Overcurrent Protection

Overcurrent protection responds when current exceeds the level a circuit or device can safely carry. The overcurrent may be an overload, where current is moderately above rating for too long, or a short-circuit fault, where current rises rapidly and available energy is high. Protection must clear both types within limits set by conductor insulation, equipment withstand, arc-flash risk, and continuity requirements.

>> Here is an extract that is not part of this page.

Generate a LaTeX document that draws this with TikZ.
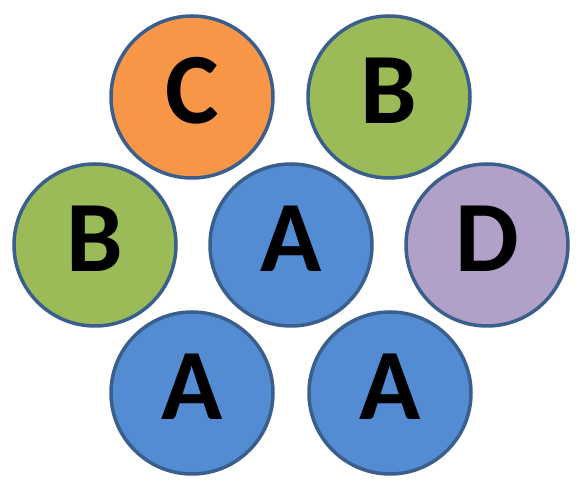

Protective devices include fuses, molded-case circuit breakers, electronic trip units, thermal-magnetic breakers, motor overload relays, current transformers, and digital protection relays. Their time-current characteristics determine how quickly they trip at different current levels.

Coordination

Coordination means arranging protective devices so the device nearest the fault clears first when practical. Good coordination reduces unnecessary outages while still protecting upstream equipment. This requires fault-current calculations, device interrupting ratings, conductor ampacity checks, transformer inrush consideration, motor starting current, selectivity studies, and time-current curve comparison.

The protection setting must be above normal operating current and expected transient current, but below damage thresholds. For motors, transformers, capacitors, variable-speed drives, and power electronics, nuisance trips and delayed fault clearing are both real risks.

Safety and verification

Overcurrent protection is not the same as ground-fault protection, residual-current protection, thermal protection, or arc-flash mitigation, though systems often combine these functions. Verification includes checking device ratings, short-circuit current rating, trip settings, conductor protection, enclosure suitability, test reports, and maintenance condition.

Common mistakes

A common mistake is sizing a breaker only from load current while ignoring available fault current and interrupting rating. Another is increasing trip settings to stop nuisance trips without checking conductor protection and downstream selectivity. A good protection review states load current, conductor ampacity, available short-circuit current, device ratings, trip curves, coordination objective, maintenance assumptions, and applicable code basis.